__Brief__. Skip all pictures, then copy the lines from the start of the data through the line with "(0,0) rectangle (1435,1095);", keeping both ends.

------------------------------------

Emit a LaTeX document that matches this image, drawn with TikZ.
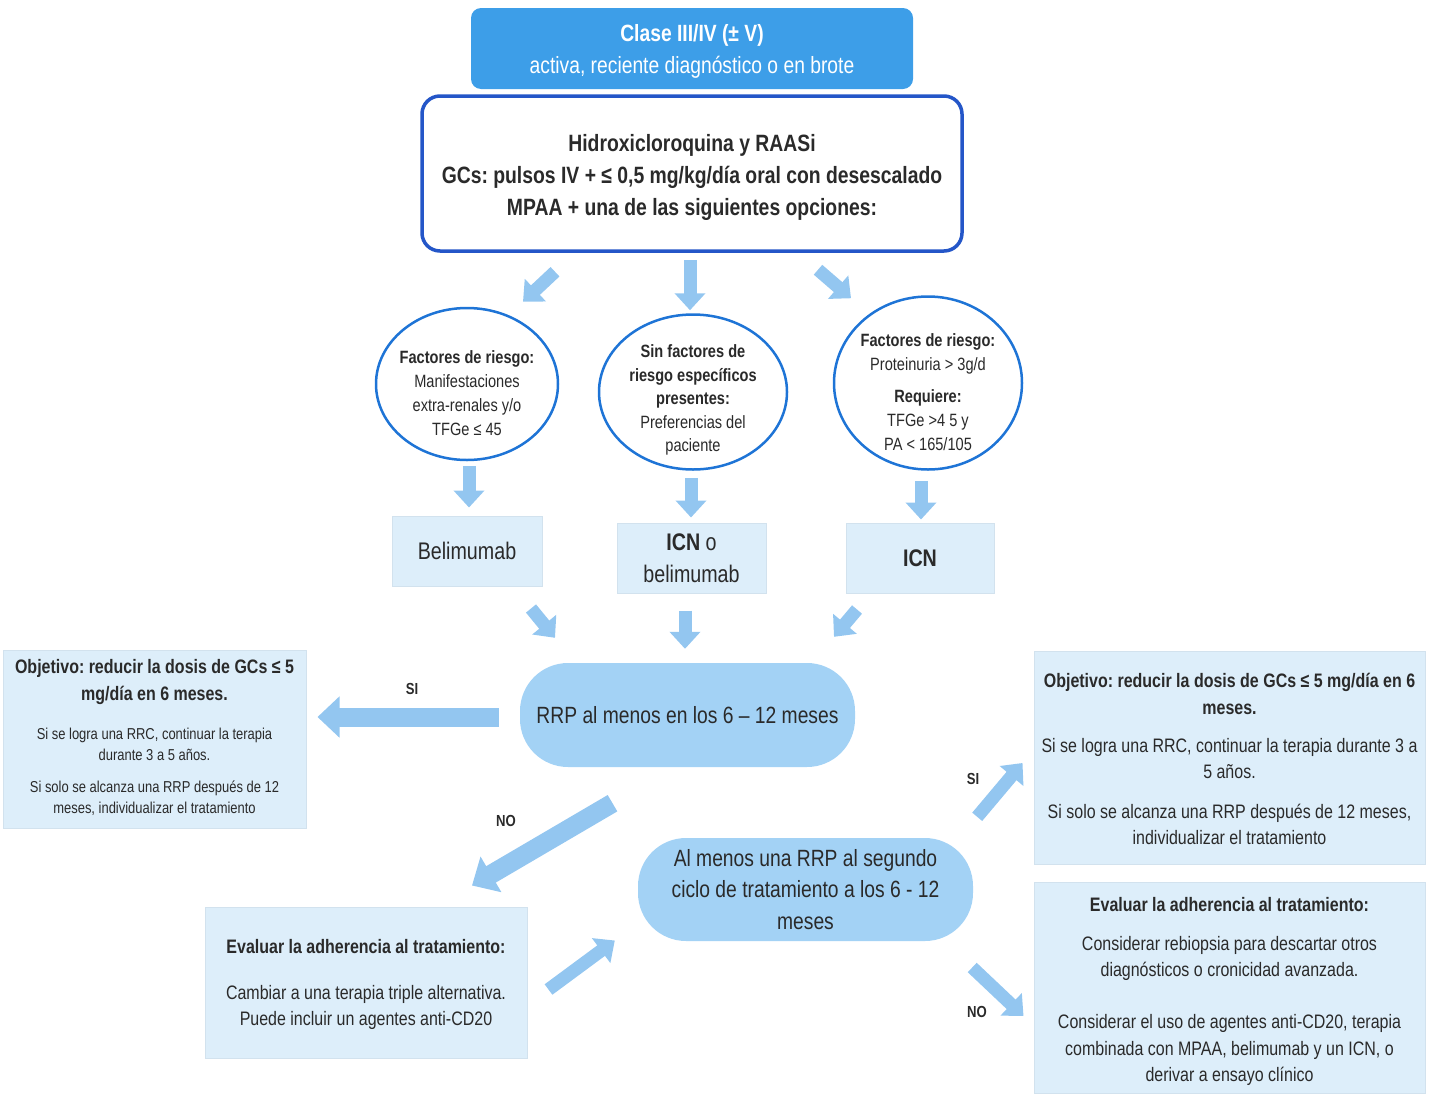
\documentclass[tikz,border=0pt]{standalone}
\usepackage{fontspec}
\setmainfont[FakeStretch=0.82]{Liberation Sans}
\usetikzlibrary{arrows.meta,shapes.geometric,calc}
\definecolor{topblue}{HTML}{3D9EE8}
\definecolor{mainblue}{HTML}{2456C8}
\definecolor{ellblue}{HTML}{1E74D6}
\definecolor{arrowblue}{HTML}{93C6F0}
\definecolor{lightbox}{HTML}{DDEEFA}
\definecolor{boxedge}{HTML}{D2E2EE}
\definecolor{stadium}{HTML}{A3D2F5}
\definecolor{txtgray}{HTML}{2A2A2A}
\frenchspacing
\begin{document}
\begin{tikzpicture}[x=1pt,y=-1pt,
  txt/.style={text=txtgray, align=center, inner sep=0pt},
  topbox/.style={rounded corners=10pt, fill=topblue, minimum width=442pt, minimum height=81pt, inner sep=0pt},
  mainbox/.style={draw=mainblue, line width=3.5pt, rounded corners=18pt, fill=white, minimum width=540pt, minimum height=155pt, inner sep=0pt},
  ell/.style={ellipse, draw=ellblue, line width=2.5pt, fill=white, inner sep=0pt},
  optbox/.style={fill=lightbox, draw=boxedge, line width=1pt, inner sep=0pt},
  stad/.style={fill=stadium, rounded corners=48pt, inner sep=0pt},
  barrow/.style={draw=arrowblue, line width=13pt, -{Triangle[width=30pt,length=17pt]}},
  bigarrow/.style={draw=arrowblue, line width=19pt, -{Triangle[width=40pt,length=22pt]}},
  lab/.style={text=txtgray, font=\bfseries\fontsize{16}{19}\selectfont, inner sep=0pt}
]
\useasboundingbox (0,0) rectangle (1435,1095);

% shapes
\node[topbox] (top) at (692,48.5) {};
\node[mainbox] (main) at (692,173.5) {};
\node[ell, minimum width=182pt, minimum height=152pt] (e1) at (467,384) {};
\node[ell, minimum width=188pt, minimum height=155pt] (e2) at (693,392) {};
\node[ell, minimum width=188pt, minimum height=173pt] (e3) at (928,383) {};
\node[optbox, minimum width=150pt, minimum height=70pt] (b1) at (467,551) {};
\node[optbox, minimum width=149pt, minimum height=70pt] (b2) at (691.5,558) {};
\node[optbox, minimum width=148pt, minimum height=70pt] (b3) at (920,558) {};
\node[stad, minimum width=335pt, minimum height=104pt] (rrp) at (687.5,715) {};
\node[stad, minimum width=335pt, minimum height=103pt] (st2) at (805.5,889.5) {};
\node[optbox, minimum width=303pt, minimum height=178pt] (lbox) at (154.5,739) {};
\node[optbox, minimum width=322pt, minimum height=151pt] (blbox) at (366,982.5) {};
\node[optbox, minimum width=391pt, minimum height=213pt] (rbox1) at (1229.5,757.5) {};
\node[optbox, minimum width=391pt, minimum height=211pt] (rbox2) at (1229.5,987.5) {};

% texts
\node[txt, text=white, font=\fontsize{23.5}{32}\selectfont] (ttop) at (692,51.5) {\textbf{Clase III/IV (± V)}\\activa, reciente diagnóstico o en brote};
\node[txt, font=\bfseries\fontsize{23.6}{32}\selectfont] (tmain) at (692,177) {Hidroxicloroquina y RAASi\\GCs: pulsos IV + ≤ 0,5 mg/kg/día oral con desescalado\\MPAA + una de las siguientes opciones:};
\node[txt, font=\fontsize{17.8}{24}\selectfont] (te1) at (467,393) {\textbf{Factores de riesgo:}\\Manifestaciones\\extra-renales y/o\\TFGe ≤ 45};
\node[txt, font=\fontsize{17.8}{23.5}\selectfont] (te2) at (693,400) {\textbf{Sin factores de}\\\textbf{riesgo específicos}\\\textbf{presentes:}\\Preferencias del\\paciente};
\node[txt, font=\fontsize{17.8}{24}\selectfont] (te3) at (928,392) {\textbf{Factores de riesgo:}\\Proteinuria > 3g/d\\[8pt]\textbf{Requiere:}\\TFGe >4 5 y\\PA < 165/105};
\node[txt, font=\fontsize{24}{32}\selectfont] (tb1) at (b1) {Belimumab};
\node[txt, font=\fontsize{24}{32}\selectfont] (tb2) at (b2) {\textbf{ICN} o\\belimumab};
\node[txt, font=\bfseries\fontsize{24}{32}\selectfont] (tb3) at (b3) {ICN};
\node[txt, font=\fontsize{23.5}{32}\selectfont] (trrp) at (rrp) {RRP al menos en los 6 – 12 meses};
\node[txt, font=\fontsize{23.5}{31.5}\selectfont] (tst2) at (st2) {Al menos una RRP al segundo\\ciclo de tratamiento a los 6 - 12\\meses};

\node[txt, font=\bfseries\fontsize{19.5}{27}\selectfont] (tl1) at (154.5,682) {Objetivo: reducir la dosis de GCs ≤ 5\\mg/día en 6 meses.};
\node[txt, font=\fontsize{15.8}{21}\selectfont] (tl2) at (154.5,744) {Si se logra una RRC, continuar la terapia\\durante 3 a 5 años.};
\node[txt, font=\fontsize{15.8}{21}\selectfont] (tl3) at (154.5,798) {Si solo se alcanza una RRP después de 12\\meses, individualizar el tratamiento};

\node[txt, font=\bfseries\fontsize{19.5}{26}\selectfont] (tbl1) at (366,947) {Evaluar la adherencia al tratamiento:};
\node[txt, font=\fontsize{19.5}{26}\selectfont] (tbl2) at (366,1007) {Cambiar a una terapia triple alternativa.\\Puede incluir un agentes anti-CD20};

\node[txt, font=\bfseries\fontsize{19.5}{27}\selectfont] (tr1) at (1229.5,694) {Objetivo: reducir la dosis de GCs ≤ 5 mg/día en 6\\meses.};
\node[txt, font=\fontsize{19.5}{26}\selectfont] (tr2) at (1229.5,759) {Si se logra una RRC, continuar la terapia durante 3 a\\5 años.};
\node[txt, font=\fontsize{19.5}{26}\selectfont] (tr3) at (1229.5,824) {Si solo se alcanza una RRP después de 12 meses,\\individualizar el tratamiento};

\node[txt, font=\bfseries\fontsize{19.5}{26}\selectfont] (tr4) at (1229.5,905) {Evaluar la adherencia al tratamiento:};
\node[txt, font=\fontsize{19.5}{26}\selectfont] (tr5) at (1229.5,958) {Considerar rebiopsia para descartar otros\\diagnósticos o cronicidad avanzada.};
\node[txt, font=\fontsize{19.5}{26.5}\selectfont] (tr6) at (1229.5,1050) {Considerar el uso de agentes anti-CD20, terapia\\combinada con MPAA, belimumab  y un ICN, o\\derivar a ensayo clínico};

% labels
\node[lab] (si1) at (412,689) {SI};
\node[lab] (no1) at (506,821) {NO};
\node[lab] (si2) at (973,779) {SI};
\node[lab] (no2) at (977,1012) {NO};

% arrows
\draw[barrow] ($(main.south)+(-137,19)$) -- ($(e1.north)+(56,-5)$);
\draw[barrow] ($(main.south)+(-2,7)$) -- ($(e2.north)+(-3,-3)$);
\draw[barrow] ($(main.south)+(126,17)$) -- ($(e3.north)+(-77,3)$);
\draw[barrow] ($(e1.south)+(2,5)$) -- ($(b1.north)+(2,-8)$);
\draw[barrow] ($(e2.south)+(-2,7)$) -- ($(b2.north)+(-0.5,-5)$);
\draw[barrow] ($(e3.south)+(-7,10)$) -- ($(b3.north)+(1,-3)$);
\draw[barrow] ($(b1.south)+(64,22)$) -- ($(rrp.north)+(-132.5,-25)$);
\draw[barrow] ($(b2.south)+(-6.5,17)$) -- ($(rrp.north)+(-2.5,-14)$);
\draw[barrow] ($(b3.south)+(-63,16)$) -- ($(rrp.north)+(146.5,-26)$);
\draw[bigarrow] ($(rrp.west)+(-21,2)$) -- ($(lbox.east)+(11,-22)$);
\draw[bigarrow] ($(rrp.south)+(-75,36)$) -- ($(blbox.north)+(106,-21)$);
\draw[barrow] ($(blbox.east)+(21,7)$) -- ($(st2.west)+(-23,51)$);
\draw[barrow] ($(st2.north east)+(4,-21)$) -- ($(rbox1.west)+(-11,5.5)$);
\draw[barrow] ($(st2.east)+(-1,78)$) -- ($(rbox2.west)+(-10,28.5)$);
\end{tikzpicture}
\end{document}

------------------------------------

__Completed task__.
Emit a LaTeX document that matches this image, drawn with TikZ.
\documentclass[tikz,border=0pt]{standalone}
\usepackage{fontspec}
\setmainfont[FakeStretch=0.82]{Liberation Sans}
\usetikzlibrary{arrows.meta,shapes.geometric,calc}
\definecolor{topblue}{HTML}{3D9EE8}
\definecolor{mainblue}{HTML}{2456C8}
\definecolor{ellblue}{HTML}{1E74D6}
\definecolor{arrowblue}{HTML}{93C6F0}
\definecolor{lightbox}{HTML}{DDEEFA}
\definecolor{boxedge}{HTML}{D2E2EE}
\definecolor{stadium}{HTML}{A3D2F5}
\definecolor{txtgray}{HTML}{2A2A2A}
\frenchspacing
\begin{document}
\begin{tikzpicture}[x=1pt,y=-1pt,
  txt/.style={text=txtgray, align=center, inner sep=0pt},
  topbox/.style={rounded corners=10pt, fill=topblue, minimum width=442pt, minimum height=81pt, inner sep=0pt},
  mainbox/.style={draw=mainblue, line width=3.5pt, rounded corners=18pt, fill=white, minimum width=540pt, minimum height=155pt, inner sep=0pt},
  ell/.style={ellipse, draw=ellblue, line width=2.5pt, fill=white, inner sep=0pt},
  optbox/.style={fill=lightbox, draw=boxedge, line width=1pt, inner sep=0pt},
  stad/.style={fill=stadium, rounded corners=48pt, inner sep=0pt},
  barrow/.style={draw=arrowblue, line width=13pt, -{Triangle[width=30pt,length=17pt]}},
  bigarrow/.style={draw=arrowblue, line width=19pt, -{Triangle[width=40pt,length=22pt]}},
  lab/.style={text=txtgray, font=\bfseries\fontsize{16}{19}\selectfont, inner sep=0pt}
]
\useasboundingbox (0,0) rectangle (1435,1095);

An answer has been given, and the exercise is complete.